## Given task
Pictures stay out of the copy; set down each line of the listing below exactly.

## Given material
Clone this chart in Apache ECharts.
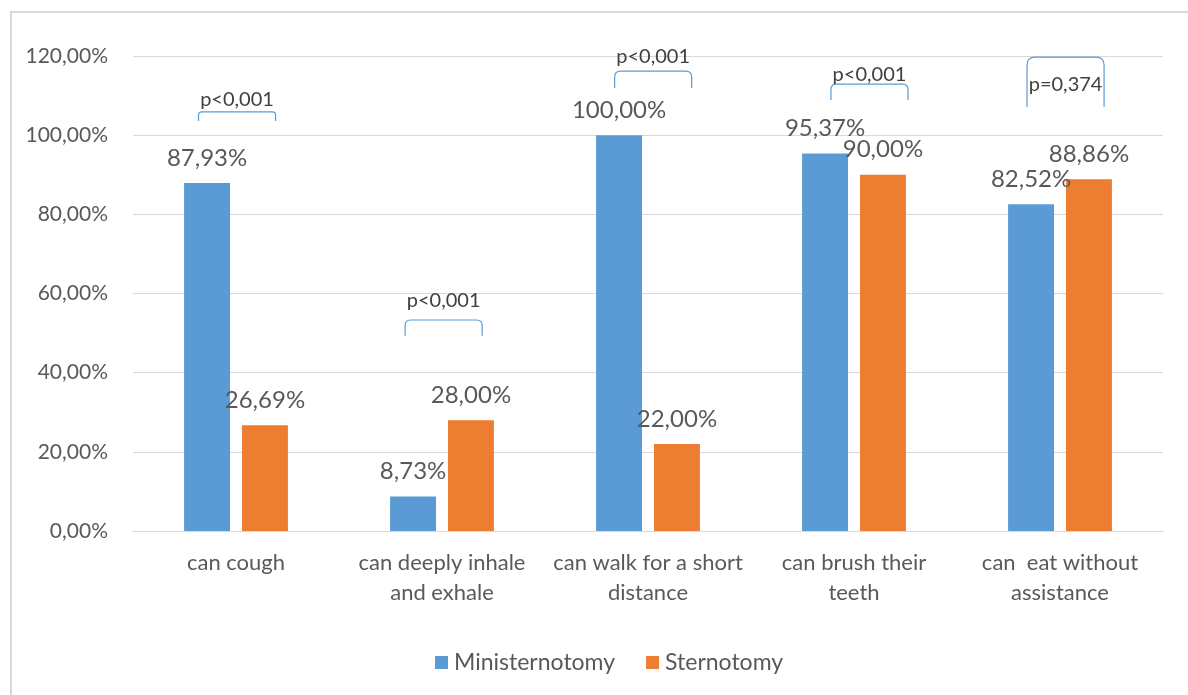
<!DOCTYPE html>
<html>
<head>
<meta charset="utf-8">
<script src="https://cdn.jsdelivr.net/npm/echarts@6/dist/echarts.min.js"></script>
<style>
  html, body { margin: 0; padding: 0; background: #fff; }
  #chart { width: 1188px; height: 695px; }
</style>
</head>
<body>
<div id="chart"></div>
<script>
// Categories and group values (percent)
const categories = [
  'can cough',
  'can deeply inhale\nand exhale',
  'can walk for a short\ndistance',
  'can brush their\nteeth',
  'can  eat without\nassistance'
];
const ministernotomy = [87.93, 8.73, 100.00, 95.37, 82.52];
const sternotomy = [26.69, 28.00, 22.00, 90.00, 88.86];
const yTicks = [0, 20, 40, 60, 80, 100, 120];

// Significance annotations: p-value text per category
const pValues = ['p<0,001', 'p<0,001', 'p<0,001', 'p<0,001', 'p=0,374'];
// Bracket levels on the value axis: [top, ends, text]
const bracketTop = [105.9, 53.3, 116.2, 112.9, 119.7];
const bracketEnd = [103.6, 49.3, 111.9, 108.9, 107.1];
const bracketText = [108.9, 58.1, 119.8, 115.2, 112.9];
// horizontal nudge of each bracket, as a fraction of the category band
const bracketShift = [0.005, 0.008, 0.025, 0.075, 0.027];

const FONT = 'Lato, "Open Sans", sans-serif';
const fmt = v => v.toFixed(2).replace('.', ',') + '%';

const bracketData = categories.map((c, i) =>
  [i, bracketTop[i], bracketEnd[i], bracketText[i], bracketShift[i]]);

const valueLabel = {
  show: true, position: 'top', distance: 13,
  color: '#595959', fontSize: 24, fontFamily: FONT,
  formatter: p => fmt(p.value)
};

const chart = echarts.init(document.getElementById('chart'), null, { renderer: 'canvas' });

chart.setOption({
  animation: false,
  backgroundColor: '#ffffff',
  textStyle: { fontFamily: FONT },
  graphic: [{
    type: 'polyline',
    silent: true,
    shape: { points: [[11, 695], [11, 12], [1188, 12]] },
    style: { stroke: '#d9d9d9', lineWidth: 2, fill: null }
  }],
  grid: { left: 133, right: 25, top: 56, bottom: 164, containLabel: false },
  legend: {
    data: ['Ministernotomy', 'Sternotomy'],
    bottom: 16,
    left: 430,
    icon: 'rect',
    itemWidth: 13,
    itemHeight: 13,
    itemGap: 31,
    textStyle: { color: '#595959', fontSize: 23, fontFamily: FONT, padding: [0, 0, 0, 1] }
  },
  xAxis: {
    type: 'category',
    data: categories,
    axisLine: { show: true, lineStyle: { color: '#d9d9d9', width: 1 } },
    axisTick: { show: false },
    axisLabel: {
      color: '#595959', fontSize: 22, fontFamily: FONT,
      lineHeight: 30, margin: 17, interval: 0
    }
  },
  yAxis: {
    type: 'value',
    min: yTicks[0],
    max: yTicks[yTicks.length - 1],
    interval: yTicks[1] - yTicks[0],
    axisLine: { show: false },
    axisTick: { show: false },
    splitLine: { lineStyle: { color: '#d9d9d9', width: 1 } },
    axisLabel: {
      color: '#595959', fontSize: 21, fontFamily: FONT, margin: 25,
      formatter: v => fmt(v)
    }
  },
  series: [
    {
      name: 'Ministernotomy',
      type: 'bar',
      data: ministernotomy,
      barWidth: '22.3%',
      barGap: '26%',
      itemStyle: { color: '#5B9BD5' },
      label: valueLabel
    },
    {
      name: 'Sternotomy',
      type: 'bar',
      data: sternotomy,
      barWidth: '22.3%',
      barGap: '26%',
      itemStyle: { color: '#ED7D31' },
      label: valueLabel
    },
    {
      // comparison brackets with p-values
      type: 'custom',
      silent: true,
      z: 10,
      encode: { x: 0, y: [1, 2, 3] },
      data: bracketData,
      renderItem: (params, api) => {
        const cat = api.value(0);
        const band = api.size([1, 0])[0];
        const top = api.coord([cat, api.value(1)]);
        const end = api.coord([cat, api.value(2)]);
        const txt = api.coord([cat, api.value(3)]);
        const cx = top[0] + api.value(4) * band;
        const hw = band * 0.187;
        const x0 = cx - hw, x1 = cx + hw;
        const yt = top[1], yb = end[1];
        const r = Math.min(8, (yb - yt) * 0.35);
        const path = `M${x0},${yb} L${x0},${yt + r} Q${x0},${yt} ${x0 + r},${yt} ` +
                     `L${x1 - r},${yt} Q${x1},${yt} ${x1},${yt + r} L${x1},${yb}`;
        return {
          type: 'group',
          children: [
            {
              type: 'path',
              shape: { pathData: path },
              style: { stroke: '#5B9BD5', lineWidth: 1.2, fill: null }
            },
            {
              type: 'text',
              style: {
                text: pValues[params.dataIndex],
                x: cx, y: txt[1],
                align: 'center', verticalAlign: 'middle',
                fill: '#404040', fontSize: 20, fontFamily: FONT
              }
            }
          ]
        };
      }
    }
  ]
});
</script>
</body>
</html>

## Complete answer
Clone this chart in Apache ECharts.
<!DOCTYPE html>
<html>
<head>
<meta charset="utf-8">
<script src="https://cdn.jsdelivr.net/npm/echarts@6/dist/echarts.min.js"></script>
<style>
  html, body { margin: 0; padding: 0; background: #fff; }
  #chart { width: 1188px; height: 695px; }
</style>
</head>
<body>
<div id="chart"></div>
<script>
// Categories and group values (percent)
const categories = [
  'can cough',
  'can deeply inhale\nand exhale',
  'can walk for a short\ndistance',
  'can brush their\nteeth',
  'can  eat without\nassistance'
];
const ministernotomy = [87.93, 8.73, 100.00, 95.37, 82.52];
const sternotomy = [26.69, 28.00, 22.00, 90.00, 88.86];
const yTicks = [0, 20, 40, 60, 80, 100, 120];

// Significance annotations: p-value text per category
const pValues = ['p<0,001', 'p<0,001', 'p<0,001', 'p<0,001', 'p=0,374'];
// Bracket levels on the value axis: [top, ends, text]
const bracketTop = [105.9, 53.3, 116.2, 112.9, 119.7];
const bracketEnd = [103.6, 49.3, 111.9, 108.9, 107.1];
const bracketText = [108.9, 58.1, 119.8, 115.2, 112.9];
// horizontal nudge of each bracket, as a fraction of the category band
const bracketShift = [0.005, 0.008, 0.025, 0.075, 0.027];

const FONT = 'Lato, "Open Sans", sans-serif';
const fmt = v => v.toFixed(2).replace('.', ',') + '%';

const bracketData = categories.map((c, i) =>
  [i, bracketTop[i], bracketEnd[i], bracketText[i], bracketShift[i]]);

const valueLabel = {
  show: true, position: 'top', distance: 13,
  color: '#595959', fontSize: 24, fontFamily: FONT,
  formatter: p => fmt(p.value)
};

const chart = echarts.init(document.getElementById('chart'), null, { renderer: 'canvas' });

chart.setOption({
  animation: false,
  backgroundColor: '#ffffff',
  textStyle: { fontFamily: FONT },
  graphic: [{
    type: 'polyline',
    silent: true,
    shape: { points: [[11, 695], [11, 12], [1188, 12]] },
    style: { stroke: '#d9d9d9', lineWidth: 2, fill: null }
  }],
  grid: { left: 133, right: 25, top: 56, bottom: 164, containLabel: false },
  legend: {
    data: ['Ministernotomy', 'Sternotomy'],
    bottom: 16,
    left: 430,
    icon: 'rect',
    itemWidth: 13,
    itemHeight: 13,
    itemGap: 31,
    textStyle: { color: '#595959', fontSize: 23, fontFamily: FONT, padding: [0, 0, 0, 1] }
  },
  xAxis: {
    type: 'category',
    data: categories,
    axisLine: { show: true, lineStyle: { color: '#d9d9d9', width: 1 } },
    axisTick: { show: false },
    axisLabel: {
      color: '#595959', fontSize: 22, fontFamily: FONT,
      lineHeight: 30, margin: 17, interval: 0
    }
  },
  yAxis: {
    type: 'value',
    min: yTicks[0],
    max: yTicks[yTicks.length - 1],
    interval: yTicks[1] - yTicks[0],
    axisLine: { show: false },
    axisTick: { show: false },
    splitLine: { lineStyle: { color: '#d9d9d9', width: 1 } },
    axisLabel: {
      color: '#595959', fontSize: 21, fontFamily: FONT, margin: 25,
      formatter: v => fmt(v)
    }
  },
  series: [
    {
      name: 'Ministernotomy',
      type: 'bar',
      data: ministernotomy,
      barWidth: '22.3%',
      barGap: '26%',
      itemStyle: { color: '#5B9BD5' },
      label: valueLabel
    },
    {
      name: 'Sternotomy',
      type: 'bar',
      data: sternotomy,
      barWidth: '22.3%',
      barGap: '26%',
      itemStyle: { color: '#ED7D31' },
      label: valueLabel
    },
    {
      // comparison brackets with p-values
      type: 'custom',
      silent: true,
      z: 10,
      encode: { x: 0, y: [1, 2, 3] },
      data: bracketData,
      renderItem: (params, api) => {
        const cat = api.value(0);
        const band = api.size([1, 0])[0];
        const top = api.coord([cat, api.value(1)]);
        const end = api.coord([cat, api.value(2)]);
        const txt = api.coord([cat, api.value(3)]);
        const cx = top[0] + api.value(4) * band;
        const hw = band * 0.187;
        const x0 = cx - hw, x1 = cx + hw;
        const yt = top[1], yb = end[1];
        const r = Math.min(8, (yb - yt) * 0.35);
        const path = `M${x0},${yb} L${x0},${yt + r} Q${x0},${yt} ${x0 + r},${yt} ` +
                     `L${x1 - r},${yt} Q${x1},${yt} ${x1},${yt + r} L${x1},${yb}`;
        return {
          type: 'group',
          children: [
            {
              type: 'path',
              shape: { pathData: path },
              style: { stroke: '#5B9BD5', lineWidth: 1.2, fill: null }
            },
            {
              type: 'text',
              style: {
                text: pValues[params.dataIndex],
                x: cx, y: txt[1],
                align: 'center', verticalAlign: 'middle',
                fill: '#404040', fontSize: 20, fontFamily: FONT
              }
            }
          ]
        };
      }
    }
  ]
});
</script>
</body>
</html>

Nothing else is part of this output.